**Your task:** Extract, unchanged, every line from the top of the material below through the line with "(sp2p) at (sp2)", and no more.

**Data shown:**
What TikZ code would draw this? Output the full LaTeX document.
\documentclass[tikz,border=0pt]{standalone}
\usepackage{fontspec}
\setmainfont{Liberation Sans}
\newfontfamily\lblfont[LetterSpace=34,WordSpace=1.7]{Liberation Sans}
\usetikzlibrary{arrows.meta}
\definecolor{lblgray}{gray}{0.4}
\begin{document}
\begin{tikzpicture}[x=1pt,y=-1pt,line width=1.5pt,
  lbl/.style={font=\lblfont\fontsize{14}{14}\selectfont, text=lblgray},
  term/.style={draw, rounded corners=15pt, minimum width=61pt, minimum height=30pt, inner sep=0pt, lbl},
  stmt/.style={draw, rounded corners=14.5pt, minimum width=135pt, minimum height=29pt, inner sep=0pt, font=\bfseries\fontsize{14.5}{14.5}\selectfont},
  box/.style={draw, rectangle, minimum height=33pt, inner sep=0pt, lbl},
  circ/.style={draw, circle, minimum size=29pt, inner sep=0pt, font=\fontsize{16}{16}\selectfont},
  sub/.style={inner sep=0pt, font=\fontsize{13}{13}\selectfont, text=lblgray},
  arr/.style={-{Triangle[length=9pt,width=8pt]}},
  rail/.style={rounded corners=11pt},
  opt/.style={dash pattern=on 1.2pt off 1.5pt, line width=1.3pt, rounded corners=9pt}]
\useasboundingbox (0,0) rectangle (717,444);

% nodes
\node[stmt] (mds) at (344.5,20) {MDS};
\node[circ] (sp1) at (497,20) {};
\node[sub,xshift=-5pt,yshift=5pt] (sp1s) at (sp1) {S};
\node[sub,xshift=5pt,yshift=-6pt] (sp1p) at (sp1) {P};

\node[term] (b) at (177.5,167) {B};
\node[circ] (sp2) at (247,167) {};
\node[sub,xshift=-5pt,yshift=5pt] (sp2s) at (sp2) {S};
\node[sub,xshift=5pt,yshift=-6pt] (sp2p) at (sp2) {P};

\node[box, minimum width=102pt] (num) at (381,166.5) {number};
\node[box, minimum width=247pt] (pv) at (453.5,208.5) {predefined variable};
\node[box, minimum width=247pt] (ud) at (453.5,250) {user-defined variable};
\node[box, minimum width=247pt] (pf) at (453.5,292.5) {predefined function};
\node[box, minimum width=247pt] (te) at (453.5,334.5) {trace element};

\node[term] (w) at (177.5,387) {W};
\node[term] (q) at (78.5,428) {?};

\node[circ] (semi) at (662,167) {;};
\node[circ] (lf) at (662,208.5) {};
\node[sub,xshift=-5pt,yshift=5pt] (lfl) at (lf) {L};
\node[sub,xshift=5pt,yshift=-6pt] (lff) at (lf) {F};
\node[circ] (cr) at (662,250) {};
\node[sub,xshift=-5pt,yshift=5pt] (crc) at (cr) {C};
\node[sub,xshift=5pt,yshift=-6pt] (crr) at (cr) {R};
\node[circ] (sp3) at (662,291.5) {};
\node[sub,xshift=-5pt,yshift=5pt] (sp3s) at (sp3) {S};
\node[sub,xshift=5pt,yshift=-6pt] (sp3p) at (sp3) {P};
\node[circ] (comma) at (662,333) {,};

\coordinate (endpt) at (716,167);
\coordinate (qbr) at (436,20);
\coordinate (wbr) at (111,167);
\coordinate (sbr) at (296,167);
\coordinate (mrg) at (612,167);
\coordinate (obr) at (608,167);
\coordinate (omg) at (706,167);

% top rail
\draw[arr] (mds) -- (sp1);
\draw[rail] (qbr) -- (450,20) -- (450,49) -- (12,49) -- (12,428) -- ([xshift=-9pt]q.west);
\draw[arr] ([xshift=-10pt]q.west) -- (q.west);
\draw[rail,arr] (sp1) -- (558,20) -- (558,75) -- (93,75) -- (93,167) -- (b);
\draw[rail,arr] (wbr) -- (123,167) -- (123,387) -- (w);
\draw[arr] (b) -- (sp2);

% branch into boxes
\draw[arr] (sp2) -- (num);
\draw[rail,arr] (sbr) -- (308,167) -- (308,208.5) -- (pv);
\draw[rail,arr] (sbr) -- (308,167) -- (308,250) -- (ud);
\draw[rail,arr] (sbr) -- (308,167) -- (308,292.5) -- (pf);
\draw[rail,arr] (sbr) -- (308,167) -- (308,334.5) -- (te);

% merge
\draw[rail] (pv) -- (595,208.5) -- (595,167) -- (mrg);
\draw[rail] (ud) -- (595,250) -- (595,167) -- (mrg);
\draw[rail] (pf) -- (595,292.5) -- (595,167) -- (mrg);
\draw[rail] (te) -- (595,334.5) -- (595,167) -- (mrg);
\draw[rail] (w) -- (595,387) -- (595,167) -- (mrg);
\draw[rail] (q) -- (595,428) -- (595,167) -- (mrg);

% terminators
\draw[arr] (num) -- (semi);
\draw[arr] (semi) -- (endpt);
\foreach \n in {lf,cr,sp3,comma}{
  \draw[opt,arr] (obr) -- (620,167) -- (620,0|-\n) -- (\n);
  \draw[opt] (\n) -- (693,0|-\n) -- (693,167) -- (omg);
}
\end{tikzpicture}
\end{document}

**Result of the exercise:**
What TikZ code would draw this? Output the full LaTeX document.
\documentclass[tikz,border=0pt]{standalone}
\usepackage{fontspec}
\setmainfont{Liberation Sans}
\newfontfamily\lblfont[LetterSpace=34,WordSpace=1.7]{Liberation Sans}
\usetikzlibrary{arrows.meta}
\definecolor{lblgray}{gray}{0.4}
\begin{document}
\begin{tikzpicture}[x=1pt,y=-1pt,line width=1.5pt,
  lbl/.style={font=\lblfont\fontsize{14}{14}\selectfont, text=lblgray},
  term/.style={draw, rounded corners=15pt, minimum width=61pt, minimum height=30pt, inner sep=0pt, lbl},
  stmt/.style={draw, rounded corners=14.5pt, minimum width=135pt, minimum height=29pt, inner sep=0pt, font=\bfseries\fontsize{14.5}{14.5}\selectfont},
  box/.style={draw, rectangle, minimum height=33pt, inner sep=0pt, lbl},
  circ/.style={draw, circle, minimum size=29pt, inner sep=0pt, font=\fontsize{16}{16}\selectfont},
  sub/.style={inner sep=0pt, font=\fontsize{13}{13}\selectfont, text=lblgray},
  arr/.style={-{Triangle[length=9pt,width=8pt]}},
  rail/.style={rounded corners=11pt},
  opt/.style={dash pattern=on 1.2pt off 1.5pt, line width=1.3pt, rounded corners=9pt}]
\useasboundingbox (0,0) rectangle (717,444);

% nodes
\node[stmt] (mds) at (344.5,20) {MDS};
\node[circ] (sp1) at (497,20) {};
\node[sub,xshift=-5pt,yshift=5pt] (sp1s) at (sp1) {S};
\node[sub,xshift=5pt,yshift=-6pt] (sp1p) at (sp1) {P};

\node[term] (b) at (177.5,167) {B};
\node[circ] (sp2) at (247,167) {};
\node[sub,xshift=-5pt,yshift=5pt] (sp2s) at (sp2) {S};
\node[sub,xshift=5pt,yshift=-6pt] (sp2p) at (sp2) {P};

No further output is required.